Repeat everything in the material exactly.

::::

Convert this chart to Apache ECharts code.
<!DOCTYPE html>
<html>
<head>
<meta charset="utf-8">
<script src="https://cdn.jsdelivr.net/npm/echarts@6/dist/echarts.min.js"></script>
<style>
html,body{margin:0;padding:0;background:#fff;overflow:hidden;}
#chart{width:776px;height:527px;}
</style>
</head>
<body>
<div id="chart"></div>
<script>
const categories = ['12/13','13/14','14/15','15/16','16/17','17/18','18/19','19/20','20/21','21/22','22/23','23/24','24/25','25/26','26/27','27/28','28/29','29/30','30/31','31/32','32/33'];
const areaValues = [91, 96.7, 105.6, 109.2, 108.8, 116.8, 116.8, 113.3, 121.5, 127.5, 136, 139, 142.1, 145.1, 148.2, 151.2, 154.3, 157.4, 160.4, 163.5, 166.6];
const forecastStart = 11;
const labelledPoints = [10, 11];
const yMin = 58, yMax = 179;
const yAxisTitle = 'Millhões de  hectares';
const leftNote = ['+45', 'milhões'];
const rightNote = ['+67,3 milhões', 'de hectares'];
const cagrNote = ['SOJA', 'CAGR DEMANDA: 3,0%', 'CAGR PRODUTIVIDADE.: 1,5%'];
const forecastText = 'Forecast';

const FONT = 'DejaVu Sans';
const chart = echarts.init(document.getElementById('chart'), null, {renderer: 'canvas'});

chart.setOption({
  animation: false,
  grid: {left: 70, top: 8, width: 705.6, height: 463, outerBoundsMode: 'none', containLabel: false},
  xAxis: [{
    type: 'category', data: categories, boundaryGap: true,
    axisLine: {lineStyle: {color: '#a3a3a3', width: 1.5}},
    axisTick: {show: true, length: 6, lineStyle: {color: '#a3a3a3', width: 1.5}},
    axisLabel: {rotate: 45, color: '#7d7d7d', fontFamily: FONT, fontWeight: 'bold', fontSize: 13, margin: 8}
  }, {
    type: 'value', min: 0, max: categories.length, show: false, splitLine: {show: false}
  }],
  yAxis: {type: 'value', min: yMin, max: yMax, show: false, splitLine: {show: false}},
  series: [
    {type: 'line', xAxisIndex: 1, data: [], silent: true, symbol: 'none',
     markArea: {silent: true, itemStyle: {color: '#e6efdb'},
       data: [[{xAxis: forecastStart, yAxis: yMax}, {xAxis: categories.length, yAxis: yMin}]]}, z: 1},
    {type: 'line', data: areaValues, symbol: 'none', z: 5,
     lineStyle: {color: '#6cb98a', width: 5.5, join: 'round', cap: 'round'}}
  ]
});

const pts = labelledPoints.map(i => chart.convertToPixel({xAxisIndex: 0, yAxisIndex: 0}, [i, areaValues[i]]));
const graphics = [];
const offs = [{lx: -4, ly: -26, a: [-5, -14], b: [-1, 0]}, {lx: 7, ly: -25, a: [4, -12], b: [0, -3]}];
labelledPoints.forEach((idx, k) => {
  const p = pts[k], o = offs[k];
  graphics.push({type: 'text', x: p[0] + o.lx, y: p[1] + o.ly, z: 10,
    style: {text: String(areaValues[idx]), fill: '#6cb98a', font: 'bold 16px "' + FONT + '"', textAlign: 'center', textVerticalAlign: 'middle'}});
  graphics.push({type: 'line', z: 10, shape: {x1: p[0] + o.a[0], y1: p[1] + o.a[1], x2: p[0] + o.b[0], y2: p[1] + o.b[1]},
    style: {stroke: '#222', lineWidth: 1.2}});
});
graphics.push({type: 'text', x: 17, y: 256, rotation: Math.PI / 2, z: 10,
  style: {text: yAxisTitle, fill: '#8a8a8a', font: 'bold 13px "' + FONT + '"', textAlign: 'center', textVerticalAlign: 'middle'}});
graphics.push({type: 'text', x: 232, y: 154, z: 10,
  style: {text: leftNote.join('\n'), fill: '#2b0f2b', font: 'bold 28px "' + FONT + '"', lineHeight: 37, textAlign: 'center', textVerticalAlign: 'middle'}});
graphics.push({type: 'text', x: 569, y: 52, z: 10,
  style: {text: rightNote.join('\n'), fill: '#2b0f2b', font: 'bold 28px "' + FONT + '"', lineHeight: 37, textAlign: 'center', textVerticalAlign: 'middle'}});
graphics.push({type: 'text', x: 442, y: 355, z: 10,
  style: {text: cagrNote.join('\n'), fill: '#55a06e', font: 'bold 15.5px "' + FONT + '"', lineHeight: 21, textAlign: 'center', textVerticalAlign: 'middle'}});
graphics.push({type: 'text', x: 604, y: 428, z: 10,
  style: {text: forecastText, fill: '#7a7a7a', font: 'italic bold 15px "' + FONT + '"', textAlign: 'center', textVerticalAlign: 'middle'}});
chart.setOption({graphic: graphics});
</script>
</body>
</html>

::::

→ **THE REPLY**:
Convert this chart to Apache ECharts code.
<!DOCTYPE html>
<html>
<head>
<meta charset="utf-8">
<script src="https://cdn.jsdelivr.net/npm/echarts@6/dist/echarts.min.js"></script>
<style>
html,body{margin:0;padding:0;background:#fff;overflow:hidden;}
#chart{width:776px;height:527px;}
</style>
</head>
<body>
<div id="chart"></div>
<script>
const categories = ['12/13','13/14','14/15','15/16','16/17','17/18','18/19','19/20','20/21','21/22','22/23','23/24','24/25','25/26','26/27','27/28','28/29','29/30','30/31','31/32','32/33'];
const areaValues = [91, 96.7, 105.6, 109.2, 108.8, 116.8, 116.8, 113.3, 121.5, 127.5, 136, 139, 142.1, 145.1, 148.2, 151.2, 154.3, 157.4, 160.4, 163.5, 166.6];
const forecastStart = 11;
const labelledPoints = [10, 11];
const yMin = 58, yMax = 179;
const yAxisTitle = 'Millhões de  hectares';
const leftNote = ['+45', 'milhões'];
const rightNote = ['+67,3 milhões', 'de hectares'];
const cagrNote = ['SOJA', 'CAGR DEMANDA: 3,0%', 'CAGR PRODUTIVIDADE.: 1,5%'];
const forecastText = 'Forecast';

const FONT = 'DejaVu Sans';
const chart = echarts.init(document.getElementById('chart'), null, {renderer: 'canvas'});

chart.setOption({
  animation: false,
  grid: {left: 70, top: 8, width: 705.6, height: 463, outerBoundsMode: 'none', containLabel: false},
  xAxis: [{
    type: 'category', data: categories, boundaryGap: true,
    axisLine: {lineStyle: {color: '#a3a3a3', width: 1.5}},
    axisTick: {show: true, length: 6, lineStyle: {color: '#a3a3a3', width: 1.5}},
    axisLabel: {rotate: 45, color: '#7d7d7d', fontFamily: FONT, fontWeight: 'bold', fontSize: 13, margin: 8}
  }, {
    type: 'value', min: 0, max: categories.length, show: false, splitLine: {show: false}
  }],
  yAxis: {type: 'value', min: yMin, max: yMax, show: false, splitLine: {show: false}},
  series: [
    {type: 'line', xAxisIndex: 1, data: [], silent: true, symbol: 'none',
     markArea: {silent: true, itemStyle: {color: '#e6efdb'},
       data: [[{xAxis: forecastStart, yAxis: yMax}, {xAxis: categories.length, yAxis: yMin}]]}, z: 1},
    {type: 'line', data: areaValues, symbol: 'none', z: 5,
     lineStyle: {color: '#6cb98a', width: 5.5, join: 'round', cap: 'round'}}
  ]
});

const pts = labelledPoints.map(i => chart.convertToPixel({xAxisIndex: 0, yAxisIndex: 0}, [i, areaValues[i]]));
const graphics = [];
const offs = [{lx: -4, ly: -26, a: [-5, -14], b: [-1, 0]}, {lx: 7, ly: -25, a: [4, -12], b: [0, -3]}];
labelledPoints.forEach((idx, k) => {
  const p = pts[k], o = offs[k];
  graphics.push({type: 'text', x: p[0] + o.lx, y: p[1] + o.ly, z: 10,
    style: {text: String(areaValues[idx]), fill: '#6cb98a', font: 'bold 16px "' + FONT + '"', textAlign: 'center', textVerticalAlign: 'middle'}});
  graphics.push({type: 'line', z: 10, shape: {x1: p[0] + o.a[0], y1: p[1] + o.a[1], x2: p[0] + o.b[0], y2: p[1] + o.b[1]},
    style: {stroke: '#222', lineWidth: 1.2}});
});
graphics.push({type: 'text', x: 17, y: 256, rotation: Math.PI / 2, z: 10,
  style: {text: yAxisTitle, fill: '#8a8a8a', font: 'bold 13px "' + FONT + '"', textAlign: 'center', textVerticalAlign: 'middle'}});
graphics.push({type: 'text', x: 232, y: 154, z: 10,
  style: {text: leftNote.join('\n'), fill: '#2b0f2b', font: 'bold 28px "' + FONT + '"', lineHeight: 37, textAlign: 'center', textVerticalAlign: 'middle'}});
graphics.push({type: 'text', x: 569, y: 52, z: 10,
  style: {text: rightNote.join('\n'), fill: '#2b0f2b', font: 'bold 28px "' + FONT + '"', lineHeight: 37, textAlign: 'center', textVerticalAlign: 'middle'}});
graphics.push({type: 'text', x: 442, y: 355, z: 10,
  style: {text: cagrNote.join('\n'), fill: '#55a06e', font: 'bold 15.5px "' + FONT + '"', lineHeight: 21, textAlign: 'center', textVerticalAlign: 'middle'}});
graphics.push({type: 'text', x: 604, y: 428, z: 10,
  style: {text: forecastText, fill: '#7a7a7a', font: 'italic bold 15px "' + FONT + '"', textAlign: 'center', textVerticalAlign: 'middle'}});
chart.setOption({graphic: graphics});
</script>
</body>
</html>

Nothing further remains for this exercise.